President Carter, asserting that a strategic arms limitation treaty (SALT) can be "adequately verified," said yesterday the Soviet Union knows that cheating could ruin its good relations with the United States and "escalate into a nuclear confrontation."
Defending his administration's move toward a SALT II agreement with Moscow, the president said at a press conference:
"If the only purpose of the Soviet Union in the long, tedious negotiations of a SALT treaty is to have a document that they can violate . . ., it would make our problem much worse.
"But," he added, "there is an element of rationality and stability because the Soviets know that it we ever detect any violation of the SALT agreement, that that would be a basis on which to reject the treaty in its entirety; there would be a possible termination of the good relationships between our country and the Soviet Union on which detente is based, and it might very well escalate into a nuclear confrontation."
Agreement on SALT II is expected within the next few days, and it is expected to be signed shortly afterward at a summit meeting of Carter and Soviet President Leonid 1. Brezhnev.
But the treaty then faces a difficult battle for approval by the Senate. When Carter was asked yesterday about reports that the United States would need from one to four years to be able to fully verify Soviet compliance with its restrictions, the grasped the opportunity to make a new sales pitch for the agreement.
The president conceded that Defense Secretary Harold Brown had said it would take a year to compensate for the loss of U.S. monitoring posts in Iran. But he noted that Brown also said that, even with diminished U.S. intelligence resources, the treaty could be adequately verified from the day it is signed.
"There is no doubt in my mind that this is the case." Carter said. He repeated his pledge that he will "not sign nor present to the Congress nor to the American people any treaty which in my opinion could not be adequately verified from the first day it is effective."
He admitted that there are limitations on what the United States can learn about Soviet missiles.Still, he insisted, "for the Soviets to develop any kind of significant new missile, they would have to have 20 to 50 test launchings. And, during that process, there is every likelihood that we would be able to detect any violation of the SALT treaty."
Although Carter said he believes the accord will win Senate approval, he declared that if it is rejected he would still try to abide by its terms, in order to avoid a new arms race.
"Ide by its terms, in order to avoid a new arms race.
"It would certainly not be proper for me if the treaty were not ratified to immediately launch our country into a massive nuclear arms race," Carter said. "The constraints placed on me and the Soviet Union, monitored very carefully by each other, would be a basis on which to constrain ourselves and to avoid a nuclear confrontation in the absence of a treaty."

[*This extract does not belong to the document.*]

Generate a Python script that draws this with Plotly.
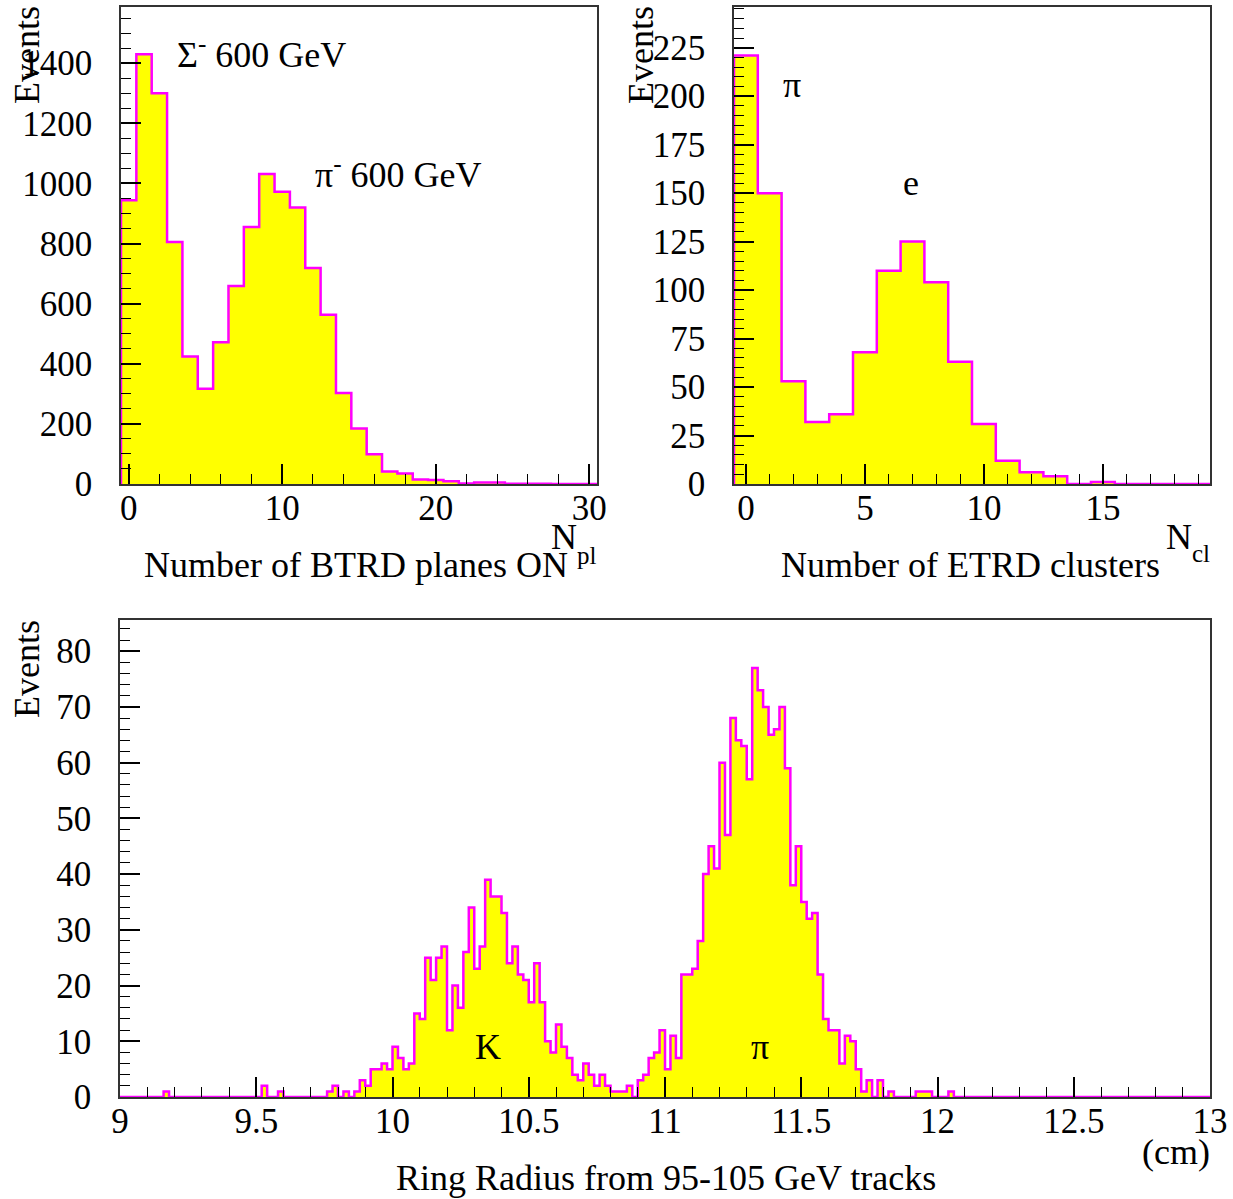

The president also denied speculation that he might delay the treaty until election year 1980 to put extrapolitical pressure on the Senate. He said:
"No one has ever seriously considered, in my administration, to my knowledge, any slightest delay in concluding the SALT treaty for political purposes or any other purpose. My understanding is that if it can be concluded fairly early, that it will be considered as a very top priority by the Senate and the action by the Senate will be concluded this year."
On another question of superpower relation, Carter said he favors extending "most favored nation" tariff status to both the Soviet Union and China "if it can be done in compliance with existing law."
That was a reference to four-year-old legislation that ties preferential trade status for certain communist countries, particularly the Soviet Union, to relaxation of emigration policies for Jews. There recently has been a big rise in emigration by Soviet Jews, and the administration is exploring the chances of getting Congress to approve preferred status for the Soviet Union under the law's waiver provisions.
Asked about the possibility of further prisoner exchanges such as last week's trade of five Soviet dissidents for two Russians held here on espionage charges, the President said: "We have not forgotten any human rights activist in the Soviet Union who is being punished or imprisoned."
He said last week's exchange resulted from six months of tedious negotiation "where the Soviets would put forward names and we would assess those names and repeatedly reject them because we did not think they were adequate."
On another foreign policy question, Carter reiterated the U.S. view that Israeli settlements in the occupied West Bank of the Jordan are illegal and counter to the Middle East peace process.
Acknowledging a continuing dispute between the United States and Israel over new settelments. Carter said, "I hope that the Israeli government will severely restrain any inclination, either approved by the Knesset or done without legal sanction, in establishing new settlements. But there is a limit to what we can do to impose our will on a sovereign nation."